Professor Wisch’s scholarly work focuses on the visual culture of the late Middle Ages and the Renaissance, especially the patronage of confraternities—religious organizations that encouraged devotion and charity among the laity, but also actively commissioned permanent and ephemeral works of art and theater. She is currently working on a book titled Acting on Faith: The Confraternity of the Gonfalone in Renaissance Rome. Together with Nerida Newbigin, professor of Italian Studies at the University of Sydney and an internationally recognized scholar on sacred and secular spectacle, they examine the intersecting activities of a complex organization, its finances, its patronage of art, architecture, drama, and ritual. They explore the dynamics of lay religious life and devotion in Rome, at the institutional heart of Christianity. Acting on Faith will be the first integrative, interdisciplinary book devoted to a lay religious brotherhood in Renaissance Italy. In Spring 2007, Wisch will join Newbigin at the University of Sydney as a Visiting Scholar in the School of Languages and Cultures to complete their collaborative research and writing project. This research has led Wisch to explore related facets of Renaissance art—from antisemitism in the visual culture to the role of miracle-working images to the new “information age” of printed maps of Rome and transformations in sacred topography.

Recent publications:

  • “Incorporating Images: Some Themes and Tasks for Confraternity Studies and Early Modern Visual Culture,” in Early Modern Confraternities in Europe and the Americas: International and Interdisciplinary Perspectives, Christopher F. Black and Pamela Gravestock eds. (Aldershot: Ashgate, 2006), 243–63.

  • “Keys to Success: Propriety and Promotion of Miraculous Images by Roman Confraternities,” in The Miraculous Image in the Late Middle Ages and Renaissance, Erik Thunø and Gerhard Wolf eds. (Rome: L’Erma di Bretschneider, 2004), 161–85.

  • “Vested Interest: Redressing Jews on Michelangelo’s Sistine Ceiling,” Artibus et historiae 48 (2003): 143–72.

  • “Re-viewing the Image of Confraternities in Renaissance Visual Culture,” in Confraternitas.

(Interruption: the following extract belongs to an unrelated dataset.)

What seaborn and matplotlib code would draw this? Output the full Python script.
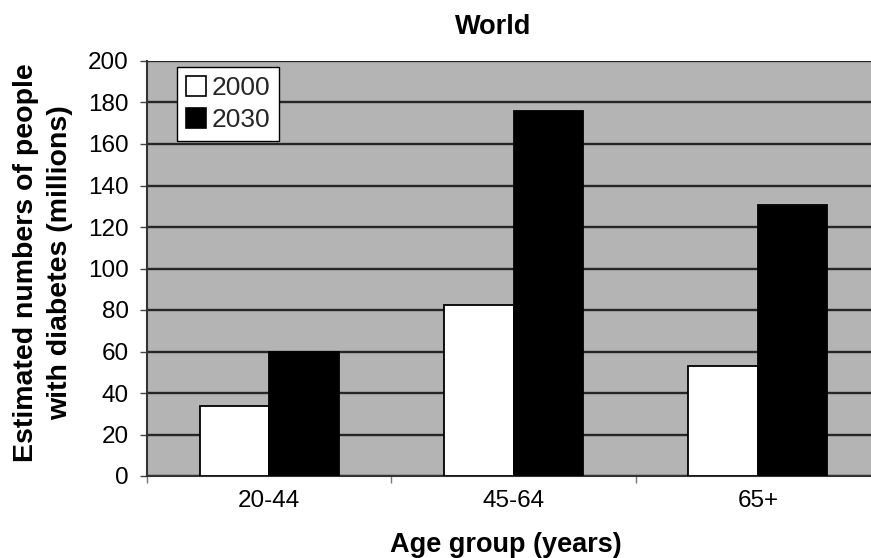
import matplotlib
matplotlib.use("Agg")
import matplotlib.pyplot as plt
import seaborn as sns
import pandas as pd
from matplotlib.patches import Patch
from matplotlib.ticker import FixedLocator

age_groups = ["20-44", "45-64", "65+"]
years = ["2000", "2030"]
values_2000 = [33.5, 82.5, 53]
values_2030 = [60, 176, 130.5]
y_ticks = [0, 20, 40, 60, 80, 100, 120, 140, 160, 180, 200]

df = pd.DataFrame({
    "age": age_groups * 2,
    "year": [years[0]] * 3 + [years[1]] * 3,
    "value": values_2000 + values_2030,
})

sns.set_theme(style="white")
plt.rcParams["font.family"] = ["Liberation Sans", "DejaVu Sans"]

fig = plt.figure(figsize=(8.71, 5.58), dpi=100, facecolor="white")
ax = fig.add_axes([147 / 871, 82 / 558, 733 / 871, 415 / 558])
ax.set_facecolor("#b4b4b4")

sns.barplot(data=df, x="age", y="value", hue="year", order=age_groups,
            hue_order=years, palette={"2000": "white", "2030": "black"},
            width=0.57, gap=0, edgecolor="black", linewidth=1.3,
            saturation=1, legend=False, ax=ax, zorder=3)

ax.set_ylim(0, 200)
ax.set_xlim(-0.5, 2.5)
ax.set_yticks(y_ticks)
ax.yaxis.grid(True, color="#262626", linewidth=1.7, zorder=1)
ax.set_axisbelow(True)
ax.tick_params(axis="y", direction="out", length=5, width=1, color="#444444",
               labelsize=17.5, pad=8, left=True)
ax.tick_params(axis="x", which="major", length=0, labelsize=17.5, pad=10)
ax.xaxis.set_minor_locator(FixedLocator([-0.5, 0.5, 1.5, 2.5]))
ax.tick_params(axis="x", which="minor", direction="out", length=5, width=1,
               color="#777777", bottom=True)
for lbl in ax.get_xticklabels() + ax.get_yticklabels():
    lbl.set_color("black")

for side in ["top", "right"]:
    ax.spines[side].set_visible(False)
ax.spines["left"].set_color("#333333")
ax.spines["left"].set_linewidth(1.5)
ax.spines["bottom"].set_color("#333333")
ax.spines["bottom"].set_linewidth(1.5)

ax.set_xlabel("Age group (years)", fontsize=19.5, fontweight="bold", color="black")
ax.xaxis.set_label_coords((506 - 147) / 733, -(545 - 476) / 415)
ax.xaxis.label.set_va("center")
ax.set_ylabel("Estimated numbers of people\nwith diabetes (millions)",
              fontsize=20.5, fontweight="bold", color="black", linespacing=1.45)
ax.yaxis.set_label_coords(-(147 - 43) / 733, (476 - 263) / 415)
ax.yaxis.label.set_va("center")

fig.text(493 / 871, 1 - 27 / 558, "World", fontsize=19.5, fontweight="bold",
         ha="center", va="center", color="black")

handles = [Patch(facecolor="white", edgecolor="black", linewidth=1.2),
           Patch(facecolor="black", edgecolor="black", linewidth=1.2)]
leg = ax.legend(handles, years, loc="upper left",
                bbox_to_anchor=((177 - 147) / 733, (476 - 67) / 415),
                borderaxespad=0, fontsize=19, frameon=True, fancybox=False,
                handlelength=0.75, handleheight=0.75, handletextpad=0.2,
                labelspacing=0.3, borderpad=0.35)
leg.get_frame().set_edgecolor("black")
leg.get_frame().set_linewidth(1.0)
leg.get_frame().set_facecolor("white")
leg.get_frame().set_alpha(1)
leg.set_zorder(5)

fig.savefig("out.png", dpi=100, facecolor="white")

Society for Confraternity Studies 14.2 (2003): 13–21.

  • “Lord & Tailor: Fashioning Images of Jews in Renaissance Italy,” Notes from Zamir. The Magazine of the Zamir Chorale of Boston (Spring 2003): 10–11.

  • “Memorie di teatro o rappresentazioni teatrali? Le rappresentazioni del Gonfalone nel Cinquecento e le scene ‘teatrali’ del loro Oratorio,” in L’Oratorio del Gonfalone a Roma: Il ciclo cinquecentesco della Passione di Cristo (Milan: Silvana Editoriale, 2002), 49–57.

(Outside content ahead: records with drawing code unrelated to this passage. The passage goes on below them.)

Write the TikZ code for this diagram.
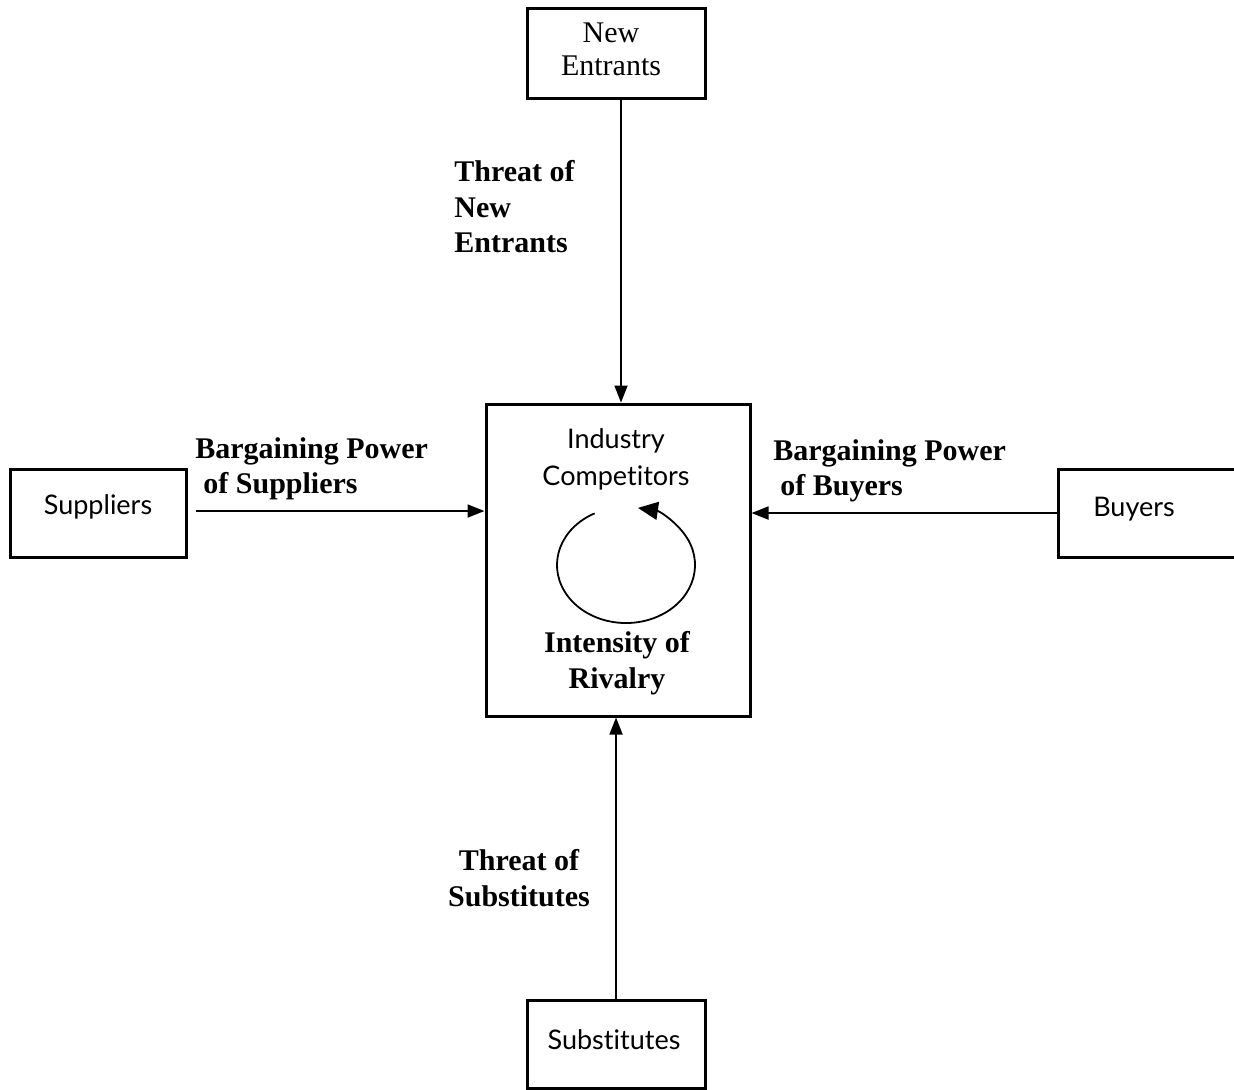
\documentclass[tikz,border=0pt]{standalone}
\usepackage{fontspec}
\setmainfont{Liberation Serif}
\newfontfamily\boxfont[Ligatures={NoCommon,NoRare,NoContextual}]{Lato}
\usetikzlibrary{arrows.meta,calc}
\tikzset{
  box/.style={draw, line width=1.5pt, inner sep=0pt},
  boxtxt/.style={font=\boxfont\fontsize{13.5}{18.5}\selectfont, align=center, inner sep=0pt},
  lbl/.style={font=\bfseries\fontsize{15}{17.75}\selectfont, inner sep=0pt},
  arr/.style={line width=0.9pt, -{Triangle[length=8.5pt,width=6.5pt]}},
  cyc/.style={line width=0.9pt, -{Triangle[length=10pt,width=9pt]}}
}
\begin{document}
\begin{tikzpicture}[x=0.5pt,y=-0.5pt]
\useasboundingbox (0,0) rectangle (1234,1089);
% boxes
\node[box, minimum width=89pt, minimum height=45pt] (ne) at (616,53) {};
\node[font=\fontsize{15}{16.5}\selectfont, align=center, inner sep=0pt] (netxt) at (611,49) {New\\Entrants};
\node[box, minimum width=132pt, minimum height=156pt] (cen) at (618,560) {};
\node[box, minimum width=88pt, minimum height=44pt] (sup) at (98,513) {};
\node[boxtxt] (suptxt) at (98,507) {Suppliers};
\node[box, minimum width=89pt, minimum height=44pt] (buy) at (1147,513) {};
\node[boxtxt] (buytxt) at (1134,509) {Buyers};
\node[box, minimum width=89pt, minimum height=44pt] (sub) at (616,1044) {};
\node[boxtxt] (subtxt) at (614,1040) {Substitutes};
% inner texts
\node[boxtxt] (ic) at (616,459) {Industry\\Competitors};
\node[lbl, align=center] (ir) at (617,663) {Intensity of\\Rivalry};
% cycle arrow
\coordinate (cc) at (626,565);
\draw[cyc] ($(cc)+(243:69 and 58)$) arc[start angle=243, end angle=-80, x radius=69, y radius=58];
% labels
\node[lbl, align=left, anchor=west] (lne) at (454,207) {Threat of\\New\\Entrants};
\node[lbl, align=left, anchor=west] (lsup) at (195,469) {Bargaining Power\\\hspace*{4pt}of Suppliers};
\node[lbl, align=left, anchor=west] (lbuy) at (773,471) {Bargaining Power\\\hspace*{3.5pt}of Buyers};
\node[lbl, align=center] (lsub) at (519,878) {Threat of\\Substitutes};
% connectors
\draw[arr] ([xshift=2.5pt]ne.south) -- ([xshift=2.5pt]ne.south |- cen.north);
\draw[arr, shorten <=4pt] ([yshift=1pt]sup.east) -- ([yshift=1pt]sup.east -| cen.west);
\draw[arr] (buy.west) -- (buy.west -| cen.east);
\draw[arr] (sub.north) -- (sub.north |- cen.south);
\end{tikzpicture}
\end{document}
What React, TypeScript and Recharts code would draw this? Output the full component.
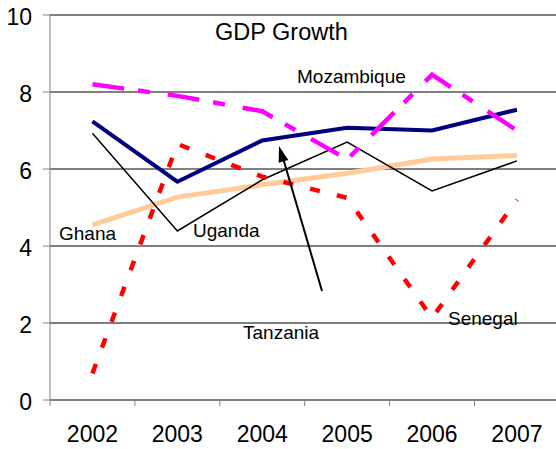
import { LineChart, Line, XAxis, YAxis, CartesianGrid, ReferenceLine } from 'recharts';

const years = [2002, 2003, 2004, 2005, 2006, 2007];
const mozambique = [8.2, 7.9, 7.5, 6.25, 8.45, 7.0];
const tanzania = [7.24, 5.67, 6.74, 7.07, 7.0, 7.54];
const uganda = [6.93, 4.39, 5.72, 6.7, 5.43, 6.21];
const ghana = [4.55, 5.27, 5.59, 5.89, 6.26, 6.35];
const senegal = [0.69, 6.65, 5.8, 5.25, 2.13, 5.2];

const yTicks = [0, 2, 4, 6, 8, 10];
// ticks at band edges get a tick mark, ticks at the years get a label
const xTicks = [2001.5, 2002, 2002.5, 2003, 2003.5, 2004, 2004.5, 2005, 2005.5, 2006, 2006.5, 2007, 2007.5];

const data = years.map((year, i) => ({
  year,
  mozambique: mozambique[i],
  tanzania: tanzania[i],
  uganda: uganda[i],
  ghana: ghana[i],
  senegal: senegal[i],
}));

const FONT = '"Liberation Sans", Arial, sans-serif';
const AXIS_GREY = '#808080';

function YearTick(props: any) {
  const { x, y, payload } = props;
  if (!Number.isInteger(payload.value)) {
    return <line x1={x} x2={x} y1={y} y2={y + 6} stroke={AXIS_GREY} />;
  }
  return (
    <text x={x} y={y + 42} textAnchor="middle" fontSize={23} fontFamily={FONT} fill="#000">
      {payload.value}
    </text>
  );
}

function ValueTick(props: any) {
  const { x, y, payload } = props;
  return (
    <text x={x} y={y + 10.4} textAnchor="end" fontSize={23} fontFamily={FONT} fill="#000">
      {payload.value}
    </text>
  );
}

export default function App() {
  return (
    <div style={{ position: 'absolute', left: 0, top: 0, width: 556, height: 449, overflow: 'hidden', background: '#fff' }}>
      <LineChart
        width={570}
        height={449}
        data={data}
        margin={{ top: 15, right: 10.6, bottom: 0, left: 0 }}
      >
        <CartesianGrid vertical={false} stroke="#000" />
        <ReferenceLine y={10} stroke={AXIS_GREY} />
        <XAxis
          dataKey="year"
          type="number"
          domain={[2001.5, 2007.5]}
          ticks={xTicks}
          interval={0}
          height={49}
          tickLine={false}
          tickSize={0}
          tickMargin={0}
          stroke={AXIS_GREY}
          tick={<YearTick />}
        />
        <YAxis
          domain={[0, 10]}
          ticks={yTicks}
          width={50}
          tickSize={7}
          tickMargin={11}
          stroke={AXIS_GREY}
          tick={<ValueTick />}
        />
        <Line dataKey="ghana" stroke="#FFCC99" strokeWidth={5} dot={false} isAnimationActive={false} />
        <Line dataKey="uganda" stroke="#000" strokeWidth={1.5} dot={false} isAnimationActive={false} />
        <Line dataKey="senegal" stroke="#FF0000" strokeWidth={4.5} strokeDasharray="10 17.5" dot={false} isAnimationActive={false} />
        <Line dataKey="tanzania" stroke="#000080" strokeWidth={4} dot={false} isAnimationActive={false} />
        <Line dataKey="mozambique" stroke="#FF00FF" strokeWidth={4.5} strokeDasharray="32 14 12 18" dot={false} isAnimationActive={false} />
      </LineChart>
      <svg
        width={556}
        height={449}
        style={{ position: 'absolute', left: 0, top: 0, pointerEvents: 'none' }}
        fontFamily={FONT}
      >
        <text x={215} y={40} fontSize={23.5} fill="#000">GDP Growth</text>
        <text x={297} y={83} fontSize={19} fill="#000">Mozambique</text>
        <text x={59} y={240} fontSize={19} fill="#000">Ghana</text>
        <text x={193} y={237} fontSize={19} fill="#000">Uganda</text>
        <text x={243} y={339} fontSize={19} fill="#000">Tanzania</text>
        <text x={448} y={325} fontSize={19} fill="#000">Senegal</text>
        <line x1={322} y1={291} x2={283} y2={158} stroke="#000" strokeWidth={2} />
        <polygon points="279,146 288.3,159.9 278.7,162.7" fill="#000" />
      </svg>
    </div>
  );
}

  • ____ and Diane Cole Ahl eds. Confraternities and the Visual Arts in Renaisance Italy: Ritual, Spectacle, Image (New York: Cambridge University Press, 2000).

  • “New Themes for New Rituals: The Crucifixion Altarpiece by Roviale Spagnuolo for the Oratory of the Gonfalone in Rome,” in Confraternities and the Visual Arts in Renaissance Italy, 203–34.

Wisch has also contributed articles and book reviews to international journals and books of collected essays. In addition to her own edited volumes, Professor Wisch has published in Crossing the Boundaries: Christian Piety and the Arts in Italian Medieval and Renaissance Confraternities (1991); An Architectural Progress in the Renaissance and Baroque, Sojourns In and Out of Italy. Studies in Architectural History Presented to Hellmut Hager (1992); and Confraternite, chiesa e società, Aspetti e problemi dell'associazionismo laicale europeo in età moderno e contemporanea (1994).